Here's an example: the statistician Steve Stigler quoted as saying, “I don’t think in science we generally sanction the unequivocal acceptance of significance tests.” Unfortunately, I have no idea what he means here, given the two completely opposite meanings of the word “sanction.”

and Philip Anderson responded

In British English at least, it’s possible to sanction people, or organisations/states, with the sense of imposing sanctions on them (although it sounds strained to me), but if behaviour, or an idea, is sanctioned, it can only mean permitted. So I see no ambiguity in your example.

So this morning's Breakfast Experiment™ is a preliminary peek into this issue.

tl;dr: I share Andrew's intuition rather than Philip's — but the data seems to offer Philip (at least statistical) support.

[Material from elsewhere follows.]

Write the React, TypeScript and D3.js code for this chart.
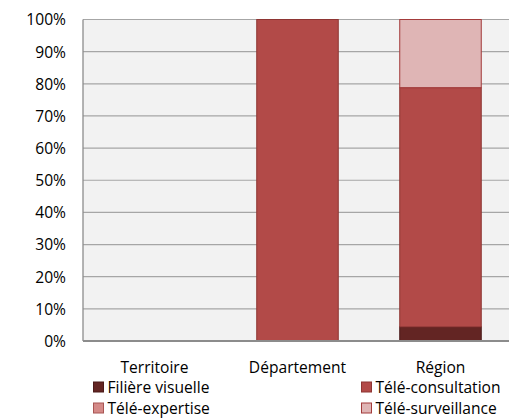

The Corpus of Contemporary American English has 3019 hits (in a billion words) for sanctioned. I took a random sample of 100 (a nice feature of the search interface at Mark Davies' BYU corpus site), and classified each one as bearing either the meaning "authorized" or the meaning "punished", applied either to "people/organizations/states" or "behavior/ideas". (I've taken Philip Anderson's terminology for the sanctioned entities, though as you'll see if you look at my sample, those glosses give somewhat incomplete coverage to what still seems like a pretty clear distinction…)

The results:

 people/organization   behavior/idea 
authorized 12 68
punished 19 1

The one exception to Anderson's generalization is from "Sexual Diversity in Urban Norwegians", Journal of Sex Research 2002:

The gender differences may be explained by the fact that female sexuality is generally more strictly controlled and sanctioned than male sexuality is.

A quick search for similar conjoined participles yields, among others, one from a 1993 letter to the editor in the San Francisco Chronicle:

The way President Bush and our government have handled the issues with Iraq has reminded me of the authoritarian traditional family, one that criticized, admonished, condemned, sanctioned and punished.

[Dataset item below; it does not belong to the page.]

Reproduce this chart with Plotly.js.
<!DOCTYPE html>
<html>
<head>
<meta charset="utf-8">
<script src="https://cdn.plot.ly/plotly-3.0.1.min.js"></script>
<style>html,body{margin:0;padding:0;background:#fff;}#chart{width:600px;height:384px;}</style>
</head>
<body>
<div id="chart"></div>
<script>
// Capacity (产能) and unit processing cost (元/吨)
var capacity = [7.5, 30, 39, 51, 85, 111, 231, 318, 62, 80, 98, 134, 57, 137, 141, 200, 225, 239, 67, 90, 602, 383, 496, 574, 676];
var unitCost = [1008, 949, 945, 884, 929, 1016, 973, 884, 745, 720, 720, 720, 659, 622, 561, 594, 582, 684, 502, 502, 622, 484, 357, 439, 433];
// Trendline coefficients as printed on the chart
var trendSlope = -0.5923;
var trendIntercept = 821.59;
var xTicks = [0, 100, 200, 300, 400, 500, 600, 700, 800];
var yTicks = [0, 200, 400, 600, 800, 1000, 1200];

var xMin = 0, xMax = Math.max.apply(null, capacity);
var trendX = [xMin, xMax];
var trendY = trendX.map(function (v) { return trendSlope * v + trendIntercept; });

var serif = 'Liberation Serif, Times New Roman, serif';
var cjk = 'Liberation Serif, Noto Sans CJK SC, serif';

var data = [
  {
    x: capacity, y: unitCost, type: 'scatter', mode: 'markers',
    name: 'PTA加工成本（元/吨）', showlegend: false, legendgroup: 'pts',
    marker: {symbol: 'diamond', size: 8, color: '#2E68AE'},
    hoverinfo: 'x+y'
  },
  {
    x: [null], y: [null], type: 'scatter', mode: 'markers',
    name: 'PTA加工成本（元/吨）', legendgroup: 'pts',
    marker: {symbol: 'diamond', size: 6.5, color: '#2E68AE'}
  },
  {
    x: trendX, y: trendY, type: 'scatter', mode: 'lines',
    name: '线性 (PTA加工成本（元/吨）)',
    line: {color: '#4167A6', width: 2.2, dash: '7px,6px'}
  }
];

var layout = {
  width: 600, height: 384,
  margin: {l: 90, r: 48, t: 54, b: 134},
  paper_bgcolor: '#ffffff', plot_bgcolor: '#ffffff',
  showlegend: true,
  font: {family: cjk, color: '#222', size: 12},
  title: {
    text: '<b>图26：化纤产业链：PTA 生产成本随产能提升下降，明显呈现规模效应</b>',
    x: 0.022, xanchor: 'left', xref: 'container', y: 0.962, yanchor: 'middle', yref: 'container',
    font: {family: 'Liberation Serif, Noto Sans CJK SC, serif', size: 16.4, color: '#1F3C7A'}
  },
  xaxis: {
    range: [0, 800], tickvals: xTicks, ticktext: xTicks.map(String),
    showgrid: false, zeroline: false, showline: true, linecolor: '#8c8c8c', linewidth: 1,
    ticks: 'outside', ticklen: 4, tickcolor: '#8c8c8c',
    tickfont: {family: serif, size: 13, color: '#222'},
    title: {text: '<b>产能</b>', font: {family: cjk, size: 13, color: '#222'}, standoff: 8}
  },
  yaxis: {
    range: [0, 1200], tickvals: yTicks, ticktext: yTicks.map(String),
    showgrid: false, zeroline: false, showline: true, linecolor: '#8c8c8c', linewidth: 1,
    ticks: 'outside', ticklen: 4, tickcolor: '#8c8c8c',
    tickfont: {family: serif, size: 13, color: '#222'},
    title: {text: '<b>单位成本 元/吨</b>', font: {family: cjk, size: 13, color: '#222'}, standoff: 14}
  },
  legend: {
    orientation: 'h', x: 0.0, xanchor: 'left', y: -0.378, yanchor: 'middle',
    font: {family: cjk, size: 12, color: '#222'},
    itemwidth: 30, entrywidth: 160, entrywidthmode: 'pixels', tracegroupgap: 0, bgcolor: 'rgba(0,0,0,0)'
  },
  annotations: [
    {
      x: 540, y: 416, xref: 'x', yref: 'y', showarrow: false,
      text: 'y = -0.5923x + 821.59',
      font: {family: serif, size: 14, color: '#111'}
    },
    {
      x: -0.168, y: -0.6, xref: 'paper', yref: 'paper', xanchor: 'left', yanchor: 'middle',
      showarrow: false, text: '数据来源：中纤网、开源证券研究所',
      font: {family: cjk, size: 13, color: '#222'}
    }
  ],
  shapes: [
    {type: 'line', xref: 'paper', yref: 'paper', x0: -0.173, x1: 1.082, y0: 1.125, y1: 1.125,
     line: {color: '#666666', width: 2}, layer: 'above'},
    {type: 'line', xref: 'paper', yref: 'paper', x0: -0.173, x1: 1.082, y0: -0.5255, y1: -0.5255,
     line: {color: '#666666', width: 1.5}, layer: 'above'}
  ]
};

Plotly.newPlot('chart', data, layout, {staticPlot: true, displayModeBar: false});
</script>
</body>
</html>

And of course the phrases "criminally sanction" and "criminally sanctioned" are common, and are often applied to behaviors as well as individuals or organizations, e.g. "Out of Joint: How the Growing Disconnect Between Federal and State Marijuana Laws Impacts Employers", Bloomberg Law 2/8/2013

It is possible that there will be a “constitutional showdown” between the federal government and the states before the laws even take effect. Shortly after the election, Colorado’s Attorney General, John Suthers (R), cautioned Coloradans that:

the ability of the federal government to criminally sanction possession, use and distribution of marijuana, even if grown, distributed and used in a single state, was recognized by the U.S. Supreme Court [in Raich]. Therefore, absent action by Congress, Coloradans should not expect to see successful legal challenges to the ability of the federal government to enforce its marijuana laws in Colorado.

Or this:

As the criminally sanctioned behaviors often deal with ethics, a breach thereof is susceptible to affecting the image and earnings of the company.

And this:

While the motives of researchers within this paradigm often aimed to demystify and destigmatise sexual minorities, it has been argued that the binary distinction between ‘deviant’ and ‘normal’ it tacitly promoted may have contributed further to conflations between homosexuality, sex work, and other culturally and criminally sanctioned behaviours and identities (Sumner, 1994). 



17 Comments

  1. Breffni said,

    February 11, 2022 @ 12:35 pm

    In the Stigler quote, it seems clear from the context that he means "approve of":

    Stephen Stigler, a statistician at the University of Chicago, agrees with the general premise that "you can have a real effect which is nonetheless trivial in the practical sense." He doesn't think this is widely misunderstood, though: "I don't think in science we generally sanction the unequivocal acceptance of significance tests."

  2. J.W. Brewer said,

    February 11, 2022 @ 4:42 pm

    It seems potentially relevant that the authors of the "Sexual Diversity in Urban Norwegians" article which is the "one exception" in the sample seem unlikely (based on their names and institutional affiliations) to have been native-speaker Anglophones. I have no idea to what extent the Journal of Sex Research as of 2002 had the resources or inclination to copy-edit articles submitted by pretty-good-ESL authors into more idiomatic English. And there's the further problem that academic-journal English has its own turgid-jargon style and/or register, so I'm not sure I would have pegged that quote (without checking on the authors' background) as ESL-ish rather than just turgid-jargonish.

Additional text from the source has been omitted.